William Niskanen argues forcefully in his classic book on “Bureaucracy and Representative Government” (1971) that bureaucrats are no different from the rest of us – their actions are determined by what is in their own self-interest. Niskanen claims – and I think he is more or less right (I used to be civil servant) – that that implies that bureaucrats are maximizing budgets.

So how do bureaucrats maximize their department budgets? Well, it’s really simply – they use asymmetrical information. Take what is now called the Department of Homeland Security in the US. The job of the Department of Homeland Security’s is to monitor the risk of terror attacks on the US and implement policies to reduce the threat against “homeland security” (whatever that is…). If the Department of Homeland Security can convince the US taxpayers that the US faces a massive terror threat then the department is more likely to get allocated more funds. So if the Department of Homeland Security bureaucrats want to maximize their budget then it just have to convince the American public that the US faces a very large terror threat.

The average US taxpayer does not really have a large incentive to go out and find out how big the terror threat really is and remember as Bryan Caplan tells us that voters tend to be rationally irrational (they don’t really have an incentive to be rational in terms of political issues) and as a consequence the average US taxpayer would happily accept any assessment made by the Department of Homeland Security about the level of the terror threat. Hence, if the Department of Homeland Security overestimates the terror threat it will be able to increase its budget and as the Department has superior knowledge of the real threat level it can easily to do so. This of course is just an example and I have no clue whether the authorities are overestimating the terror threat (I am sure my US readers will be happy to tell me if this is the case).

Hence, a bureaucrat can according to Niskanen’s theory maximize its budgets by using asymmetrical information. However, there is a way around this and reduce the power of bureaucrats. It is really simple – we just introduce prediction markets.

Lets say that we set up one prediction market asking the following question: “Will more people die in terror attacks than in will die in drowning accidents in the US in 2012?”  – Then this “terror/drowning”-prediction could be used to allocate funds to the Department of Homeland Security. My guess is that we would be looking at major budget cuts at the Department of Homeland Security. What do you think?

Anyway, my concern is not really the Department of Homeland Security, but rather monetary policy. If you think that the bureaucrats at the US Department of Homeland Security would use asymmetrical information to increase their budgets what do you think central banks around the world would do? Why would you expect central bank’s to pursue any given economic target in the conduct of monetary policy? And why would you trust the central banks to produce unbiased forecasts etc.?

Why is it for example that the Federal Reserve is so reluctant to formulate a clear nominal target? Could it be that it would not be in the bureaucratic interest of the institution? Could it be that central bank bureaucrats are afraid that they would be held accountable if they miss their target?

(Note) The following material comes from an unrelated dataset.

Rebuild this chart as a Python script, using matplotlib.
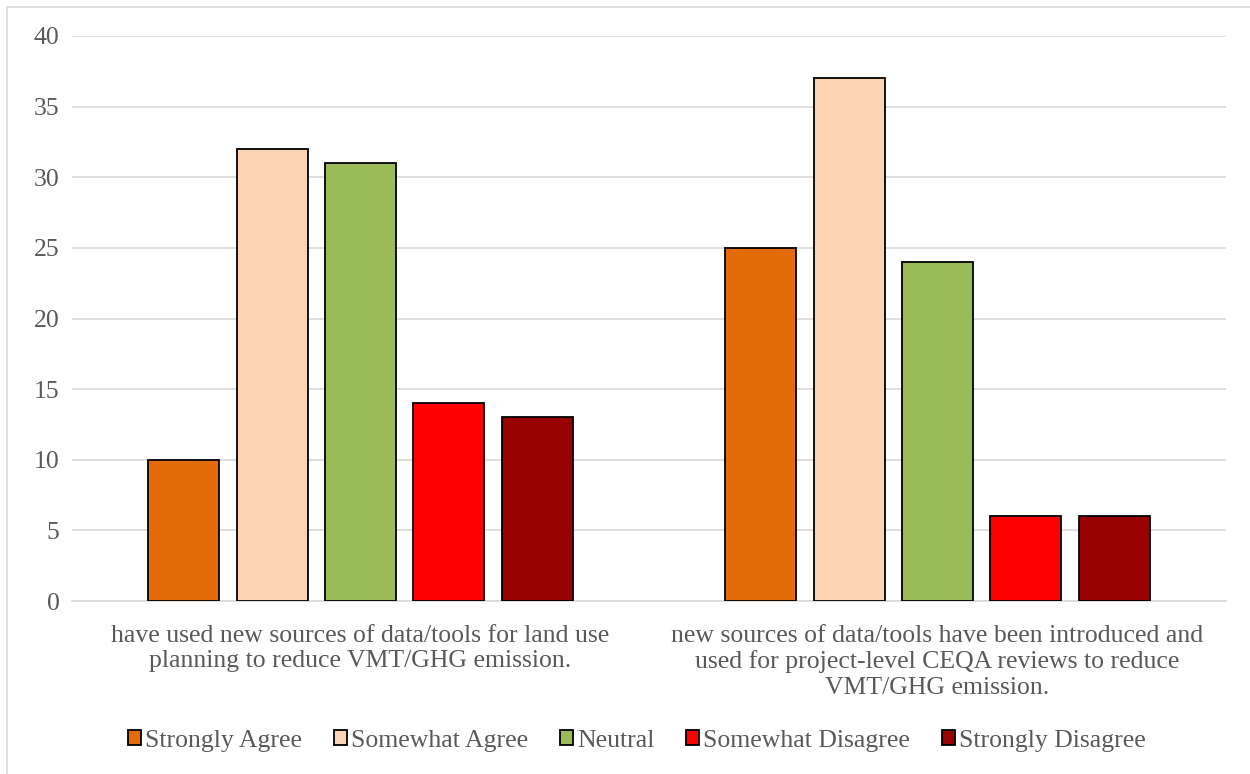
import numpy as np
import matplotlib
matplotlib.use("Agg")
import matplotlib.pyplot as plt
from matplotlib.patches import Rectangle

# ── data ─────────────────────────────────────────────────────────────────────
categories = [
    "have used new sources of data/tools for land use\nplanning to reduce VMT/GHG emission.",
    "new sources of data/tools have been introduced and\nused for project-level CEQA reviews to reduce\nVMT/GHG emission.",
]
series_names = ["Strongly Agree", "Somewhat Agree", "Neutral",
                "Somewhat Disagree", "Strongly Disagree"]
strongly_agree = [10, 25]
somewhat_agree = [32, 37]
neutral = [31, 24]
somewhat_disagree = [14, 6]
strongly_disagree = [13, 6]
colors = ["#E36C09", "#FBD4B4", "#9BBB59", "#FF0000", "#990000"]

values = [strongly_agree, somewhat_agree, neutral, somewhat_disagree, strongly_disagree]

plt.rcParams["font.family"] = ["Liberation Serif", "DejaVu Serif"]
text_color = "#595959"
fs = 18.5

fig = plt.figure(figsize=(12.5, 7.74), dpi=100)
ax = fig.add_axes([0.0576, 0.2235, 0.9232, 0.73])

# outer chart frame
fig.patches.append(Rectangle((7 / 1250, -0.1), 1.2, 1.1 - 7 / 774,
                             transform=fig.transFigure, fill=False,
                             edgecolor="#d9d9d9", linewidth=1.2))

x = np.arange(len(categories))
step = 0.153
width = 0.123
for i, (name, vals, c) in enumerate(zip(series_names, values, colors)):
    ax.bar(x + (i - 2) * step, vals, width, color=c, edgecolor="black",
           linewidth=1.3, label=name, zorder=3)

ax.set_xlim(-0.5, 1.5)
ax.set_ylim(0, 40)
ax.set_yticks(range(0, 41, 5))
ax.grid(axis="y", color="#d9d9d9", linewidth=1.2, zorder=0)
for s in ["top", "right", "left"]:
    ax.spines[s].set_visible(False)
ax.spines["bottom"].set_color("#d9d9d9")
ax.spines["bottom"].set_linewidth(1.2)
ax.tick_params(axis="both", length=0, labelsize=fs, colors=text_color)
ax.tick_params(axis="x", pad=17)
ax.tick_params(axis="y", pad=9)
ax.set_xticks(x)
ax.set_xticklabels(categories, fontsize=fs, color=text_color, linespacing=1.2)

fig.legend(loc="center", bbox_to_anchor=(0.5095, 0.043), ncol=5, frameon=False,
           fontsize=fs, labelcolor=text_color, handlelength=0.5, handleheight=0.5,
           handletextpad=0.15, columnspacing=1.25)

fig.savefig("out.png", dpi=100)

I don’t know if it is so, but if not then why not just formulate a clear and measurable nominal target? For example a target to increase nominal GDP by 10% by the end of 2013? And why not then use the opportunity to set up a NGDP futures markets? And why not let prediction markets take care of the Fed’s forecasts?

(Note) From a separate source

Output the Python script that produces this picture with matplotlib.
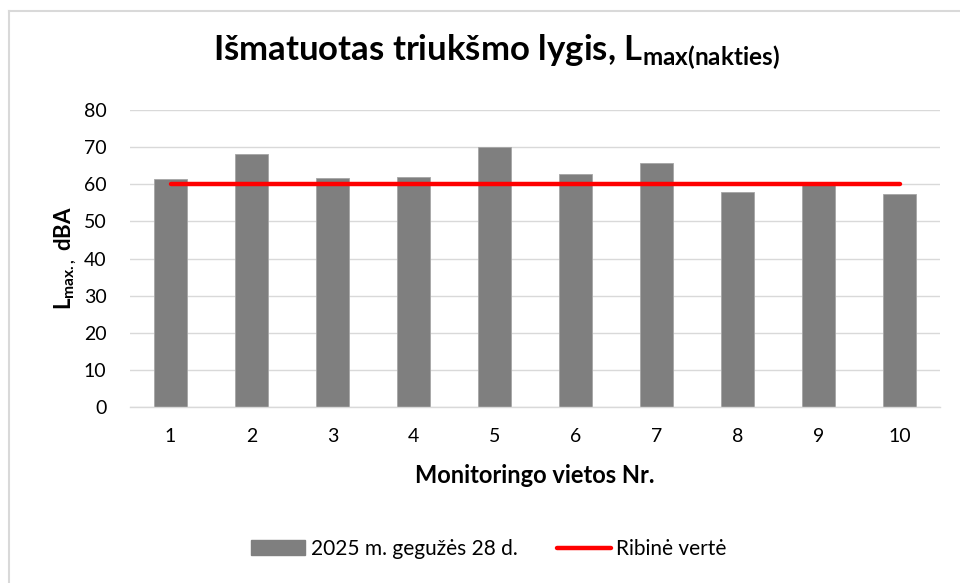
import matplotlib
matplotlib.use("Agg")
import matplotlib.pyplot as plt
from matplotlib.lines import Line2D

plt.rcParams['font.family'] = ['Lato', 'DejaVu Sans']
plt.rcParams['mathtext.fontset'] = 'custom'
plt.rcParams['mathtext.rm'] = 'Lato'
plt.rcParams['mathtext.bf'] = 'Lato:bold'
plt.rcParams['mathtext.it'] = 'Lato:italic'

categories = ['1', '2', '3', '4', '5', '6', '7', '8', '9', '10']
measured = [61.5, 68.1, 61.7, 62.0, 69.9, 62.8, 65.8, 57.8, 60.2, 57.4]
limit = [60, 60, 60, 60, 60, 60, 60, 60, 60, 60]
yticks = [0, 10, 20, 30, 40, 50, 60, 70, 80]

W, H = 960, 583
fig = plt.figure(figsize=(W / 100, H / 100), dpi=100)
ax = fig.add_axes([130 / W, 1 - 407 / H, 810 / W, 297 / H])

x = list(range(len(categories)))
ax.bar(x, measured, width=0.40, color='#7f7f7f', edgecolor='#a6a6a6', linewidth=0.6, zorder=2,
       label='2025 m. gegužės 28 d.')
ax.plot(x, limit, color='#ff0000', linewidth=3.2, solid_capstyle='round', zorder=3, label='Ribinė vertė')

ax.set_xlim(-0.5, len(categories) - 0.5)
ax.set_ylim(0, 80)
ax.set_yticks(yticks)
ax.set_xticks(x)
ax.set_xticklabels(categories)
ax.tick_params(axis='both', length=0, labelsize=14, colors='black')
ax.tick_params(axis='y', pad=17)
ax.tick_params(axis='x', pad=15)
ax.grid(axis='y', color='#d9d9d9', linewidth=1.0, zorder=0)
ax.set_axisbelow(True)
for s in ['top', 'right', 'left']:
    ax.spines[s].set_visible(False)
ax.spines['bottom'].set_color('#d9d9d9')
ax.spines['bottom'].set_linewidth(1.0)

ax.set_xlabel('Monitoringo vietos Nr.', fontsize=17, fontweight='bold', labelpad=14)
ax.set_ylabel(r'L$_{\mathbf{max.,}}$ dBA', fontsize=16, fontweight='bold', labelpad=4)

fig.text(496 / W, 1 - 52 / H, r'Išmatuotas triukšmo lygis, L$_{\mathbf{max(nakties)}}$',
         ha='center', va='center', fontsize=25, fontweight='bold')

handles = [plt.Rectangle((0, 0), 1, 1, color='#7f7f7f'),
           Line2D([0], [0], color='#ff0000', linewidth=3.2, solid_capstyle='round')]
fig.legend(handles, ['2025 m. gegužės 28 d.', 'Ribinė vertė'], loc='center',
           bbox_to_anchor=(489 / W, 1 - 549 / H), ncol=2, frameon=False, fontsize=15,
           handlelength=2.6, handleheight=0.7, handletextpad=0.25, columnspacing=1.9)

# chart border (top and left)
fig.add_artist(Line2D([9 / W, 1], [1 - 11 / H, 1 - 11 / H], color='#d9d9d9', linewidth=1.5))
fig.add_artist(Line2D([9 / W, 9 / W], [0, 1 - 11 / H], color='#d9d9d9', linewidth=1.5))

fig.savefig('out.png', dpi=100)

I am not saying that Ben Bernanke and his colleagues are Niskanen style bureaucrats, but if they want to prove that they are not then I am sure that Scott Sumner or Robin Hanson will be happy to advise them on setting up a NGDP futures market (or any other prediction market).

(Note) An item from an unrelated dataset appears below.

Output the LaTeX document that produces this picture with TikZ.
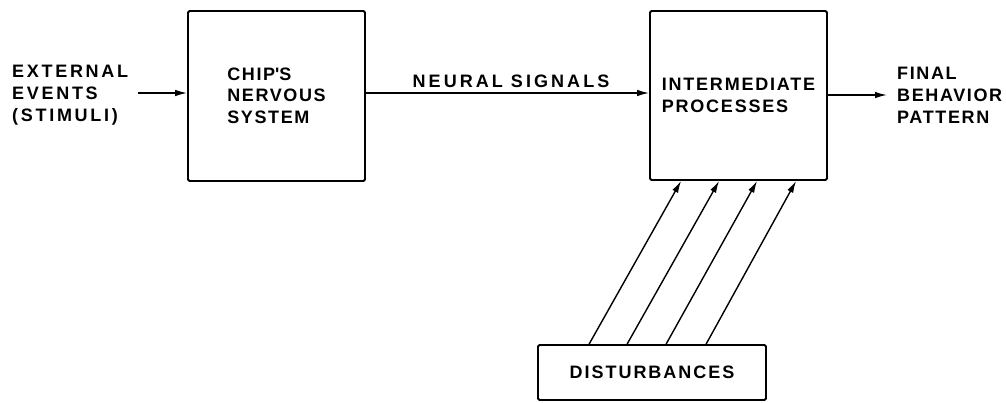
\documentclass[tikz,border=0pt]{standalone}
\usepackage{fontspec}
\setmainfont{Liberation Sans}
\usetikzlibrary{arrows.meta}
\begin{document}
\begin{tikzpicture}[x=1pt,y=-1pt,
  txt/.style={font=\fontsize{18}{22}\selectfont\bfseries\addfontfeatures{LetterSpace=#1},
    align=left, inner sep=0pt},
  txt/.default=10,
  block/.style={draw, line width=1.8pt, rounded corners=1.5pt, inner sep=0pt},
  arr/.style={line width=1.4pt, -{Latex[length=12pt,width=6.5pt]}}]
\useasboundingbox (0,0) rectangle (1006,402);

% blocks
\node[block, txt=9, minimum width=177pt, minimum height=170pt] (chip) at (276.5,96)
  {CHIP\textquotesingle S\\[-0.5pt]NERVOUS\\SYSTEM};
\node[block, txt=10, minimum width=177pt, minimum height=169pt] (inter) at (738.5,95.5)
  {INTERMEDIATE\\PROCESSES};
\node[block, txt=11, minimum width=228pt, minimum height=55pt] (dist) at (652,372.5)
  {DISTURBANCES};

% free labels
\node[txt=15, anchor=west] (ext) at (12,95)
  {EXTERNAL\\EVENTS\\(STIMULI)};
\node[txt=9, anchor=west] (final) at (897,95)
  {FINAL\\BEHAVIOR\\PATTERN};
\node[txt=17] (neural) at (511,81) {NEURAL SIGNALS};

% connectors
\coordinate (extout) at (138,93);
\draw[arr] (extout) -- (extout -| chip.west);
\draw[arr] (chip.east |- extout) -- (inter.west |- extout);
\draw[arr] (inter.east |- final.west) -- ([xshift=-10pt]final.west);
\foreach \a/\b in {52/32, 90/70, 129/108, 169/147}
  \draw[arr] ([xshift=\a pt]dist.north west) -- ([xshift=\b pt]inter.south west);
\end{tikzpicture}
\end{document}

Of course the US Congress (or whoever is in charge) could also just regulate the FOMC member’s salaries based on their ability to hit a given target…

PS The so-called Policy Analysis Market (PAM) actually was meant to be used to among other thing assess the global terror threat. The project was shot down after political criticism of the project.

PPS our friend Scott Sumner is not all about monetary policy – he has also done research on how to use Prediction Markets to Guide Global Warming Policy.

PPS George Selgin would of course tell us that there is an even better solution to the “central-bankers-as-budget-maximizing-bureaucrats”-problem…

Leave a comment


  1. The idea of asymmetrical information is interesting for sure. While I can imagine that Homeland Securtiy-or other departments- would try to raise it’s budget it’s a good point that they are in a privileged position by knowing better what the real threat actually is. This is probably very true of the Pentagon as well.

    As an American I’ve always had mixed feelings whether or not this deparment even deserves to exists. I guess the catch 22 is you don’t know if it serves a useful purpose. You can say it hasn;t served any useful purpose but the vaccum effect-how can you prove that if there wasn’t DHS-we would not have had another terroist threat?-makes it tough to argue with it.

    Still I question that the only incentive for anyone is simply to raise the deparment budget-what about presitge, professionalism, etc.. I don’t think everything can simply be submitted to a public market. You think climate change can simply be decided on people “voting with their feet” but there really are skills and knowledge that the lay persoin lacks.

    Can we simply sumbit all scientific research to a futures market? That I would deny.

    • Mike, I will happily leave most decisions to the market. It was however not really my point in debating DHS as I do really not have a clue about terrorist issues. My point was rather that I don’t really see what incentives central banks have to do the “right thing” if there is no independent measure of whether they are doing a good job or not. Prediction markets provide such a measure.

  2. Blake Johnson

     /  February 17, 2012

    There is a paper by Mark Thoma that essentially applies this kind of logic to the Fed and tries to empirically estimate the effect of the Fed being in control of its budget on the inflation rate, and he finds a statistically significant but small effect. Something like their budget is 3-4 million dollars a year larger than it would be if they were not funding themselves out of their seignorage. How much additional inflation was needed for this I can’t quite recall.

  3. Blake, I think that it is far too simplified to look at the inflationary impact. If central banks fundamentally are maximizing a the “budget” in a broader sense it might also be seen in a less material sense to mean the central bank is maximizing its influence, prestige, power etc.

    But again I have no clue whether is this is the case for the Fed, but it would surely be much easier to judge if the Fed set-up a NGDP futures market.

  4. Blake Johnson

     /  February 17, 2012

    Yeah I didn’t mean it covered the whole of the concept you brought up. Just that it was one avenue through which budget maximization worked.

  5. Benjamin Cole

     /  February 18, 2012

    Terrific blogging. Yes, the Fed is “safer” if it can avoid any responsibility for hitting a hard target. If they mystify, obfuscate, practice shamanism they can avoid being held accountable.

    But, the best government is always transparent. Time for the Fed to set nominal growth targets, and then hit them.